**TASK PROMPT:**
Take the lines from the one with "Clone this chart in matplotlib." through the one with "3.04, 3.01, 3.23, 3.33, 2.94]", both ends kept, and reproduce them exactly without the pictures.

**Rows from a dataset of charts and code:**
-=-=-
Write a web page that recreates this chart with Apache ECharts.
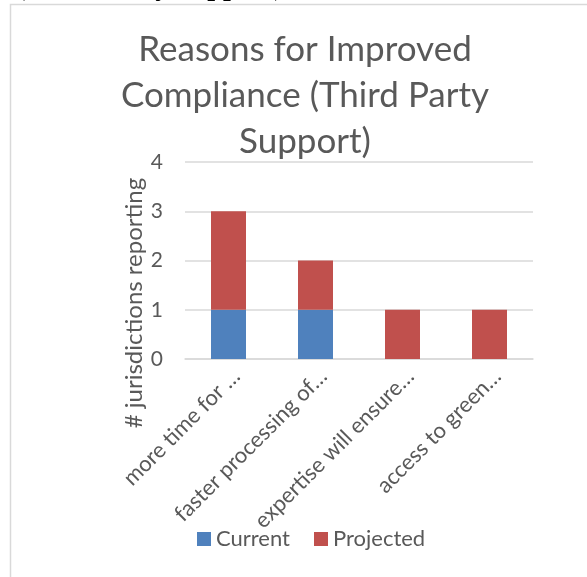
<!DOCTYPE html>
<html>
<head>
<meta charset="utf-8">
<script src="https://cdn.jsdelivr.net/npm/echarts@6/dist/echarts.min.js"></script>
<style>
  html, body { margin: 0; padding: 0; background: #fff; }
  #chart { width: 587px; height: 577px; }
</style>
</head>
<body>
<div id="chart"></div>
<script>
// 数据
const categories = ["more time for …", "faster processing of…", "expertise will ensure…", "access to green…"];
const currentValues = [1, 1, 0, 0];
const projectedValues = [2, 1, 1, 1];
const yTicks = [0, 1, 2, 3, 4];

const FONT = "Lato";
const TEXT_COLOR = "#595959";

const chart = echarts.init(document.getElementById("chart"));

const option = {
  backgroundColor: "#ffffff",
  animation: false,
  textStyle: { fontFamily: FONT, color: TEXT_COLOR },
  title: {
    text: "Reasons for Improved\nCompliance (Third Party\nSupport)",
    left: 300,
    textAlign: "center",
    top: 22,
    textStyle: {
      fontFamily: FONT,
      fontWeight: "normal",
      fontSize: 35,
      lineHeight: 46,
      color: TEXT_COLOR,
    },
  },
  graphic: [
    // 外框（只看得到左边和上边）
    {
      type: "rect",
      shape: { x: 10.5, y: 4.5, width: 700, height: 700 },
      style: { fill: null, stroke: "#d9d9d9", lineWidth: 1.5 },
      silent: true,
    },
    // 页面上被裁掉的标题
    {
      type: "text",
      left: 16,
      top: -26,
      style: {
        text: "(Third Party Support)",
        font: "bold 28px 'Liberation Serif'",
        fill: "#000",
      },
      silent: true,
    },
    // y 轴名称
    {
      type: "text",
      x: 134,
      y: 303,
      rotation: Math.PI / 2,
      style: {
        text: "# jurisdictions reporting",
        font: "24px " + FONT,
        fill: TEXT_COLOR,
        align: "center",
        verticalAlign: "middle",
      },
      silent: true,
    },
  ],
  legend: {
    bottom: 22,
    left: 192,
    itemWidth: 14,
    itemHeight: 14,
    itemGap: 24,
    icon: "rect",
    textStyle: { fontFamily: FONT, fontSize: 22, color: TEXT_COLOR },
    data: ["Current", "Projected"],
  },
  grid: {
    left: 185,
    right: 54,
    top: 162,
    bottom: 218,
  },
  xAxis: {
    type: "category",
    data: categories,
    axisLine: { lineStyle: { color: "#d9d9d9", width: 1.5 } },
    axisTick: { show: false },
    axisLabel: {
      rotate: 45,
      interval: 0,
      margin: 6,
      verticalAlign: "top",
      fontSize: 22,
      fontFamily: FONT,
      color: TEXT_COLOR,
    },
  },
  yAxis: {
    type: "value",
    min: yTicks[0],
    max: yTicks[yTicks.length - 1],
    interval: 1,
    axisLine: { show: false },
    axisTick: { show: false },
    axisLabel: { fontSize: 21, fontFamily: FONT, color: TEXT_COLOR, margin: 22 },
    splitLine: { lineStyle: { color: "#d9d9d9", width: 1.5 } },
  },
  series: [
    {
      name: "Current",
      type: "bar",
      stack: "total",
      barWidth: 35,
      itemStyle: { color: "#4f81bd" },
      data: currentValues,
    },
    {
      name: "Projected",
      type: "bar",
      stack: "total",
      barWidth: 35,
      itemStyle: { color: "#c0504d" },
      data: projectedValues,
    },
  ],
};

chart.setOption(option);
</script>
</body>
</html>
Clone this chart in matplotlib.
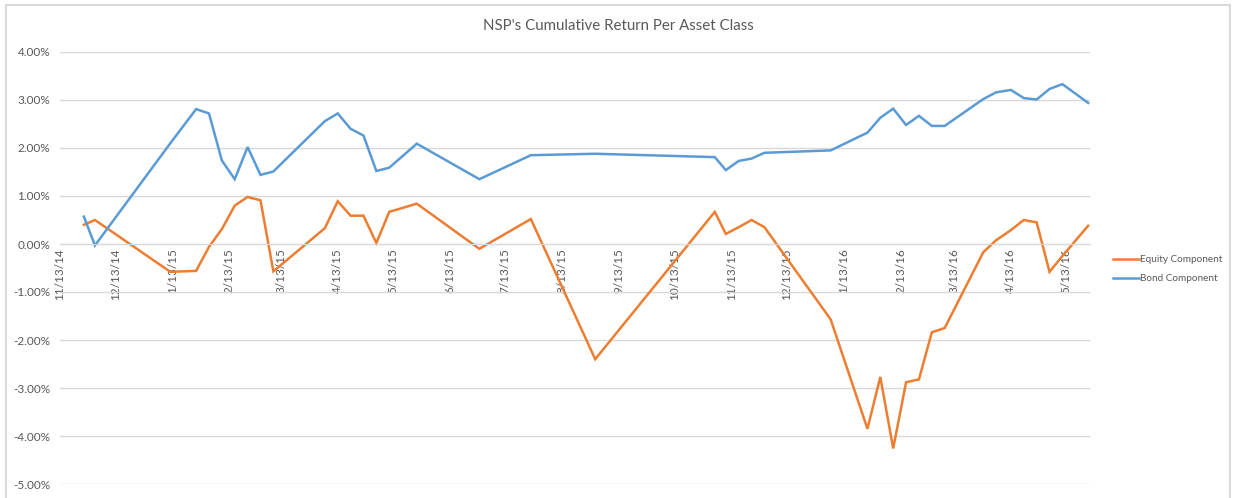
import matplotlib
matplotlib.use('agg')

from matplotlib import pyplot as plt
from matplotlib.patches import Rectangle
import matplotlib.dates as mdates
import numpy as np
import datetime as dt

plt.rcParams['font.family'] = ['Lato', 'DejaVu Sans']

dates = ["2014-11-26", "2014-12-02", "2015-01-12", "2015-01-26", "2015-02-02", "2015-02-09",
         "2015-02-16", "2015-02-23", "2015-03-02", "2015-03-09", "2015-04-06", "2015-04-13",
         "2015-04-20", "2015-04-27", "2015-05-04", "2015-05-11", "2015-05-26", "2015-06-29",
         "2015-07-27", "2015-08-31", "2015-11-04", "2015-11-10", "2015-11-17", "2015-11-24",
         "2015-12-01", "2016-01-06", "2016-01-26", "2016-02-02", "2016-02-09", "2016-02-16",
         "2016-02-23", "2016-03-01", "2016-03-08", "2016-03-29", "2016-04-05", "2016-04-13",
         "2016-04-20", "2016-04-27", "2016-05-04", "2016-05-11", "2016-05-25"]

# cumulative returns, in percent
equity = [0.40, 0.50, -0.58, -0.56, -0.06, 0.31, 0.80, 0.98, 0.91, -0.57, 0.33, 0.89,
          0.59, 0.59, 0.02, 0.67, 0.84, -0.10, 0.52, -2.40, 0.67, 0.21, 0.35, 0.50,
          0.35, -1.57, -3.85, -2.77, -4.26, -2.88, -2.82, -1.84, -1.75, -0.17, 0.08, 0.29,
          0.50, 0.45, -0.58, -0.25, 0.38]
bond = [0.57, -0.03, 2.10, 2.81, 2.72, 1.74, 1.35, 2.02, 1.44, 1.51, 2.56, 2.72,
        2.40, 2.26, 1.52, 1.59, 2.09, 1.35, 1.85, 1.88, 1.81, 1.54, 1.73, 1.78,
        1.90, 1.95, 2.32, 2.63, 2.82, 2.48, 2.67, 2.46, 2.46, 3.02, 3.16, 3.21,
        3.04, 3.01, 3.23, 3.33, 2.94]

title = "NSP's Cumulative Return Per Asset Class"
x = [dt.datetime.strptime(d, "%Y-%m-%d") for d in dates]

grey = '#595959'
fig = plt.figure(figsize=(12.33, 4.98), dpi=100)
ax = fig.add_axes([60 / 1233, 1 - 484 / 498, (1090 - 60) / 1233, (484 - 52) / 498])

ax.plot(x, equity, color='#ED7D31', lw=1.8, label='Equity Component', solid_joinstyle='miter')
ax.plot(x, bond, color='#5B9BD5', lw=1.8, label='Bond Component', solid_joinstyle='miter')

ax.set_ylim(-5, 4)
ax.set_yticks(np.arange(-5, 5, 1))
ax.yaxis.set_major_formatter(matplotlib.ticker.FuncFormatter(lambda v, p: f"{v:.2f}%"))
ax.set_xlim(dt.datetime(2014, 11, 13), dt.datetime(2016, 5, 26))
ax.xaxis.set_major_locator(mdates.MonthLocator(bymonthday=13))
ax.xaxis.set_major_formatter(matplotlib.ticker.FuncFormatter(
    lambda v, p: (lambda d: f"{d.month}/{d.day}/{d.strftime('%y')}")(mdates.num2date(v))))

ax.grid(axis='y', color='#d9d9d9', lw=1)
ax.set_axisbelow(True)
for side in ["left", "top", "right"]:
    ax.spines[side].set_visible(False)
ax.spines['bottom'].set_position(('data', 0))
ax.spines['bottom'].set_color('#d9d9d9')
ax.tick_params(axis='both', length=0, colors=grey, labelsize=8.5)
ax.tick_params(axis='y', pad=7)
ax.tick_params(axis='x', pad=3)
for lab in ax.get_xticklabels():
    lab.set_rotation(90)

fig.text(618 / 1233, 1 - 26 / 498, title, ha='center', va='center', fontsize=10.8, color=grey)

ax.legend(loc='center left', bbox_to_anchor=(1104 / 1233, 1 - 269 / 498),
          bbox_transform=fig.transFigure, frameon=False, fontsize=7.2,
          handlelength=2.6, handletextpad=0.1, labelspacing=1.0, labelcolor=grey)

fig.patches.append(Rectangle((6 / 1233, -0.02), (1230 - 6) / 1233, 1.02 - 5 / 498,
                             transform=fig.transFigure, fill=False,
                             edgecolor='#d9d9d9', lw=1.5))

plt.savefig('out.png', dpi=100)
-=-=-
**FULL RESPONSE:**
Clone this chart in matplotlib.
import matplotlib
matplotlib.use('agg')

from matplotlib import pyplot as plt
from matplotlib.patches import Rectangle
import matplotlib.dates as mdates
import numpy as np
import datetime as dt

plt.rcParams['font.family'] = ['Lato', 'DejaVu Sans']

dates = ["2014-11-26", "2014-12-02", "2015-01-12", "2015-01-26", "2015-02-02", "2015-02-09",
         "2015-02-16", "2015-02-23", "2015-03-02", "2015-03-09", "2015-04-06", "2015-04-13",
         "2015-04-20", "2015-04-27", "2015-05-04", "2015-05-11", "2015-05-26", "2015-06-29",
         "2015-07-27", "2015-08-31", "2015-11-04", "2015-11-10", "2015-11-17", "2015-11-24",
         "2015-12-01", "2016-01-06", "2016-01-26", "2016-02-02", "2016-02-09", "2016-02-16",
         "2016-02-23", "2016-03-01", "2016-03-08", "2016-03-29", "2016-04-05", "2016-04-13",
         "2016-04-20", "2016-04-27", "2016-05-04", "2016-05-11", "2016-05-25"]

# cumulative returns, in percent
equity = [0.40, 0.50, -0.58, -0.56, -0.06, 0.31, 0.80, 0.98, 0.91, -0.57, 0.33, 0.89,
          0.59, 0.59, 0.02, 0.67, 0.84, -0.10, 0.52, -2.40, 0.67, 0.21, 0.35, 0.50,
          0.35, -1.57, -3.85, -2.77, -4.26, -2.88, -2.82, -1.84, -1.75, -0.17, 0.08, 0.29,
          0.50, 0.45, -0.58, -0.25, 0.38]
bond = [0.57, -0.03, 2.10, 2.81, 2.72, 1.74, 1.35, 2.02, 1.44, 1.51, 2.56, 2.72,
        2.40, 2.26, 1.52, 1.59, 2.09, 1.35, 1.85, 1.88, 1.81, 1.54, 1.73, 1.78,
        1.90, 1.95, 2.32, 2.63, 2.82, 2.48, 2.67, 2.46, 2.46, 3.02, 3.16, 3.21,
        3.04, 3.01, 3.23, 3.33, 2.94]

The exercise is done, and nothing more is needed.